When an organization starts out it is usually organized in one of two ways: functionally or divisionally. The functional organization is your classic organizational structure where the employees are managed linearly and report to one person, usually the owner. Departments such as finance, marketing, etc. are formed to handle their respective functions. In the divisional organization, divisions are created to handle individual markets, products, or areas. As a company matures and grows, the organization normally transforms into a matrix organization. In the matrix organization, employees are structured by both product and function.
Inherent in all three structures is the span of control; either centralized or decentralized. Centralization In an organization characterized by centralization, control normally rests with top management or one person. Lower-level employees have very little contribution or ability to make autonomous decisions. Centralization usually occurs in new or small businesses. Decentralization At the other end of the spectrum from centralization is decentralization. In an organization characterized by decentralization, lower-level employees are given the power to make decisions or provide input in the process.

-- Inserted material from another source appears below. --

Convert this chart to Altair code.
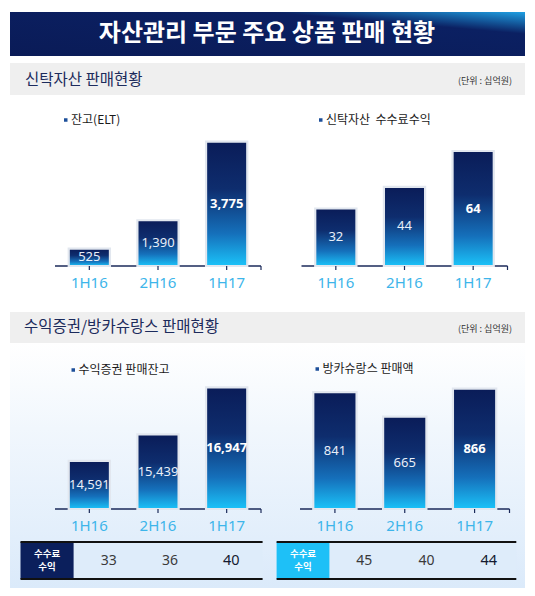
import altair as alt
import pandas as pd

# ---------------- data ----------------
periods = ["1H16", "2H16", "1H17"]
trust_balance = [525, 1390, 3775]            # 잔고(ELT)
trust_fee_income = [32, 44, 64]              # 신탁자산 수수료수익
securities_balance = [14591, 15439, 16947]   # 수익증권 판매잔고
bancassurance_sales = [841, 665, 866]        # 방카슈랑스 판매액
securities_fee_income = [33, 36, 40]         # 수익증권 수수료수익
bancassurance_fee_income = [45, 40, 44]      # 방카슈랑스 수수료수익

title_text = "자산관리 부문 주요 상품 판매 현황"
section1_text = "신탁자산 판매현황"
section2_text = "수익증권/방카슈랑스 판매현황"
unit_text = "(단위 : 십억원)"
legend_texts = ["잔고(ELT)", "신탁자산\u00a0 수수료수익", "수익증권 판매잔고", "방카슈랑스 판매액"]
fee_header = ["수수료", "수익"]

# ---------------- style ----------------
M = 8  # page margin


def P(v):
    return v - M


KR = "Noto Sans CJK KR"
NUM = "Noto Sans"
NAVY = "#0b1f5c"
CYAN = "#1ec0f7"
LABEL_BLUE = "#3db5ea"

dummy = alt.Data(values=[{"a": 1}])

bar_grad = alt.LinearGradient(
    gradient="linear", x1=0, y1=0, x2=0, y2=1,
    stops=[alt.GradientStop(color="#0a1c58", offset=0),
           alt.GradientStop(color="#0e2d6e", offset=0.38),
           alt.GradientStop(color="#1570bb", offset=0.74),
           alt.GradientStop(color="#1bc3f9", offset=1)])

banner_grad = alt.LinearGradient(
    gradient="linear", x1=0, y1=1, x2=1, y2=0,
    stops=[alt.GradientStop(color="#0a1b57", offset=0),
           alt.GradientStop(color="#0b2062", offset=0.75),
           alt.GradientStop(color="#1f9fe2", offset=1)])

lower_bg_grad = alt.LinearGradient(
    gradient="linear", x1=0, y1=0, x2=0, y2=1,
    stops=[alt.GradientStop(color="#ffffff", offset=0),
           alt.GradientStop(color="#f1f7fd", offset=0.35),
           alt.GradientStop(color="#dbeafa", offset=1)])


def rect(x0, x1, y0, y1, fill, **kw):
    return alt.Chart(dummy).mark_rect(fill=fill, **kw).encode(
        x=alt.value(P(x0)), x2=alt.value(P(x1)),
        y=alt.value(P(y0)), y2=alt.value(P(y1)))


def label(s, x, y, size, color, align="left", weight="normal", font=KR, **kw):
    return alt.Chart(dummy).mark_text(
        text=s, align=align, baseline="middle", fontSize=size, color=color,
        fontWeight=weight, font=font, **kw).encode(
        x=alt.value(P(x)), y=alt.value(P(y)))


def hline(x0, x1, y, color, w):
    return alt.Chart(dummy).mark_rule(color=color, strokeWidth=w).encode(
        x=alt.value(P(x0)), x2=alt.value(P(x1)), y=alt.value(P(y)))


def vline(x, y0, y1, color, w):
    return alt.Chart(dummy).mark_rule(color=color, strokeWidth=w).encode(
        x=alt.value(P(x)), y=alt.value(P(y0)), y2=alt.value(P(y1)))


def panel(values, xr, yr, base, axis_y, label_y, pad_inner=0.4):
    df = pd.DataFrame({"period": periods, "value": values})
    xs = alt.Scale(domain=periods, range=[P(xr[0]), P(xr[1])],
                   paddingInner=pad_inner, paddingOuter=pad_inner / 2)
    ys = alt.Scale(domain=[base, max(values)], range=[P(yr[0]), P(yr[1])],
                   zero=False, nice=False)
    X = alt.X("period:N", scale=xs, axis=None, sort=periods)
    bars = alt.Chart().mark_bar(fill=bar_grad, stroke="#e2e7ef", strokeWidth=2.2).encode(
        x=X, y=alt.Y("value:Q", scale=ys, axis=None), y2=alt.Y2Datum(base))
    mid = alt.Chart().transform_calculate(
        mid=f"(datum.value + {base}) / 2")
    txt_n = mid.transform_filter(alt.datum.period != periods[-1]).mark_text(
        font=NUM, fontSize=13, color="#e8eef8", baseline="middle").encode(
        x=X, y=alt.Y("mid:Q", scale=ys, axis=None), text=alt.Text("value:Q", format=","))
    txt_b = mid.transform_filter(alt.datum.period == periods[-1]).mark_text(
        font=NUM, fontSize=13, color="#ffffff", fontWeight="bold", baseline="middle").encode(
        x=X, y=alt.Y("mid:Q", scale=ys, axis=None), text=alt.Text("value:Q", format=","))
    ticks = alt.Chart().mark_rule(color="#1b2a5a", strokeWidth=1.2).encode(
        x=X, y=alt.value(P(axis_y)), y2=alt.value(P(axis_y + 4)))
    cats = alt.Chart().mark_text(font=NUM, fontSize=15, color=LABEL_BLUE,
                                 baseline="middle").encode(
        x=X, y=alt.value(P(label_y)), text="period:N")
    return alt.layer(bars, txt_n, txt_b, ticks, cats, data=df)


def fee_row(values, xr, y):
    df = pd.DataFrame({"period": periods, "fee": values})
    xs = alt.Scale(domain=periods, range=[P(xr[0]), P(xr[1])],
                   paddingInner=0, paddingOuter=0)
    X = alt.X("period:N", scale=xs, axis=None, sort=periods)
    n = alt.Chart().transform_filter(alt.datum.period != periods[-1]).mark_text(
        font=NUM, fontSize=14, color="#3a3a3a", baseline="middle").encode(
        x=X, y=alt.value(P(y)), text="fee:Q")
    b = alt.Chart().transform_filter(alt.datum.period == periods[-1]).mark_text(
        font=NUM, fontSize=14.5, color="#141a30", baseline="middle").encode(
        x=X, y=alt.value(P(y)), text="fee:Q")
    return alt.layer(n, b, data=df)


layers = []

# lower background
layers.append(rect(10, 525, 343, 588, lower_bg_grad))

# title banner
layers.append(rect(10, 525, 12, 56, banner_grad))
layers.append(label(title_text, 267, 34, 24, "#ffffff", align="center", weight="bold"))

# section bands
layers.append(rect(10, 525, 63, 95, "#efefef"))
layers.append(label(section1_text, 25, 80, 15.5, "#1c2b5c"))
layers.append(label(unit_text, 512, 81, 9, "#333333", align="right"))
layers.append(rect(10, 525, 312, 343, "#efefef"))
layers.append(label(section2_text, 24, 327, 15.5, "#1c2b5c"))
layers.append(label(unit_text, 512, 329, 9, "#333333", align="right"))

# legends
legend_pos = [(64, 120), (319, 120), (71.5, 370), (315.5, 369)]
for (lx, ly), lt in zip(legend_pos, legend_texts):
    layers.append(rect(lx, lx + 3.5, ly - 1.75, ly + 1.75, "#1d4f9a"))
    layers.append(label(lt, lx + 7, ly, 12, "#1a1a1a"))

# axis lines
axis_specs = [((55, 261), 266), ((301.5, 507.5), 266), ((55, 261), 509), ((300, 509.5), 509)]
for (ax0, ax1), ay in axis_specs:
    layers.append(hline(ax0, ax1, ay, "#1b2a5a", 1.6))
    layers.append(vline(ax1, ay, ay + 4, "#1b2a5a", 1.2))

# bar panels
layers.append(panel(trust_balance, (55, 261), (266, 141.7), 0, 266, 283))
layers.append(panel(trust_fee_income, (301.5, 507.5), (266, 151), 0, 266, 283))
layers.append(panel(securities_balance, (55, 261), (509, 387.3), 13050, 509, 525.5))
layers.append(panel(bancassurance_sales, (300, 509.5), (509, 388.7), 0, 509, 525.5, pad_inner=0.38))

# fee tables
for (x0, xc, x1), cell_color, fees, vr in [
        ((20.5, 73.6, 262.6), NAVY, securities_fee_income, (78, 262)),
        ((276.6, 329.4, 516.3), CYAN, bancassurance_fee_income, (333, 520))]:
    layers.append(rect(xc, x1, 542, 579, "#deecfa"))
    layers.append(rect(x0, xc, 542, 579, cell_color))
    layers.append(hline(x0, x1, 542, "#111111", 2))
    layers.append(hline(x0, x1, 579, "#111111", 2))
    layers.append(label(fee_header[0], (x0 + xc) / 2, 554, 9.5, "#ffffff",
                        align="center", weight="bold"))
    layers.append(label(fee_header[1], (x0 + xc) / 2, 567, 9.5, "#ffffff",
                        align="center", weight="bold"))
    layers.append(fee_row(fees, vr, 561))

chart = alt.layer(*layers).resolve_scale(
    x="independent", y="independent"
).properties(
    width=519, height=580, padding=0,
    autosize=alt.AutoSizeParams(type="none")
).configure_view(strokeWidth=0)

chart.save("out.html", embed_options={"renderer": "svg", "actions": False})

The lower the level where the decisions are made, the greater the degree of decentralization an organization has. The trend in today’s global economy is towards decentralized organizational structure. Lower-level managers normally have more detailed and accurate information on the market, technologies, and products of the organization. Decentralization offers the organization numerous benefits. Employees, teams, and departments feel empowered which leads to high job satisfaction, loyalty, and commitment. Decentralization also presents numerous challenges to an organization.
There may be a lack of coordination among teams and groups. Individual managers will undoubtedly have personal agendas that conflict with those of the organization. The biggest problem, especially if the organization has a strong, mature culture, is that decentralized organizations are often resistant to change. Conclusion According to Boan (2006), “because of its shared nature and implicit understanding about organizational norms and values, culture has a dramatic effect on efforts to change organizational behavior.
For better or worse, organizational culture affects any effort to implement change” (Pg. 1). In the online simulation, we find a decentralized, functional organization with a strong, mature culture. Almost everyone, from the team member, department manager, and project manager is resistant to change. They have a particular way of doing business, find that it works for them, and resent interference and change. To make this organization more efficient and productive will take a complete paradigm shift in their way of thinking.
Enacting standardization and a more formalized structure will allow the employees to keep the facets of decentralization that lead to higher job satisfaction and commitment and at the same time increase motivation and productivity. The COO has to adopt a more charismatic, people-oriented style of leadership to accomplish these goals. Once this is accomplished, the organization will function with more synergy; managers and teams will start to collaborate to actualize the vision of the organization and secure their future in an ever-changing environment.